April 09, 2008

Enhancement: Yes, People Like It

Enhance yesA survey done by Aftonbladet in regards to my article showed 62.5% of the respondents thought we had a right to change our bodies.

Nature did an informal survey of reader's views on cognition enhancing drugs. About 80% thought enhancement of healthy people is OK and 69% thought mild side effects were acceptable. About 20% of the respondents had used metylphenidate, modafinil or beta blockers. No real age effect (which is odd or show that enhancement use is completely uncorrelated with stimulant use, which I doubt). About half experienced unpleasant side effects (and stopped using them for this reason), but there was no correlation with frequency of use.
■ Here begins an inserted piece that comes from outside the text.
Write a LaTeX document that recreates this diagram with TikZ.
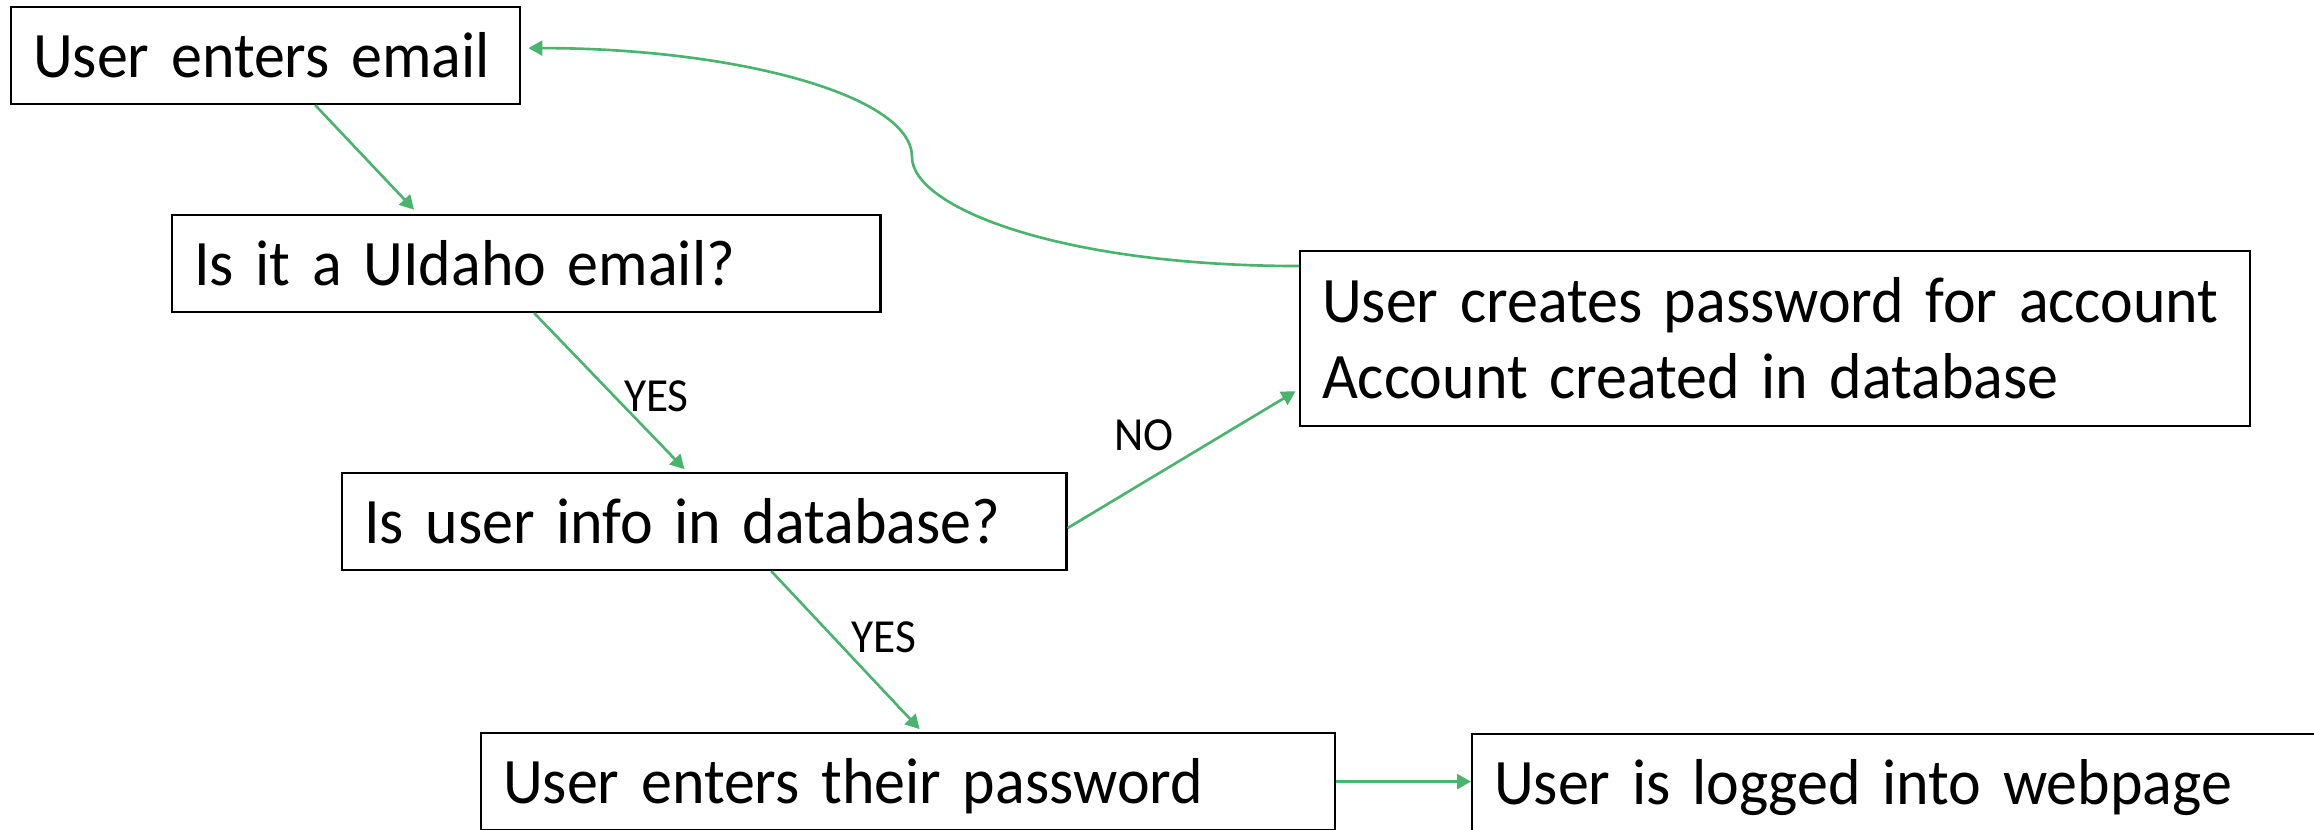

About a third were bought from the Internet, 52% was prescription drugs (and this demonstrates that as long as there are valid therapeutic uses there will be ways of getting them for people with social capital - banning overt enhancement will not affect this group much). People were understandbly less eager to allow children to use them, but thought there may be a pressure on parents to do so anyway.

Neither survey is very scientific, and we can expect hefty biases - especially the Nature result is biased towards international academics who have thought about cognition enhancement (for example because they use it). But I think they show that we are seeing a normalisation of it.

Nature also had a nice editorial Defining 'natural' about the ethical irrelevance of yuck reactions to the male pregnancy story (and the enhancers). It concludes:

"Ultimately, our visceral concept of what is 'natural' depends on what we are used to, and will continue to evolve as technology does."

So there you have it, morphological freedom is on the move in both Nature and Aftonbladet.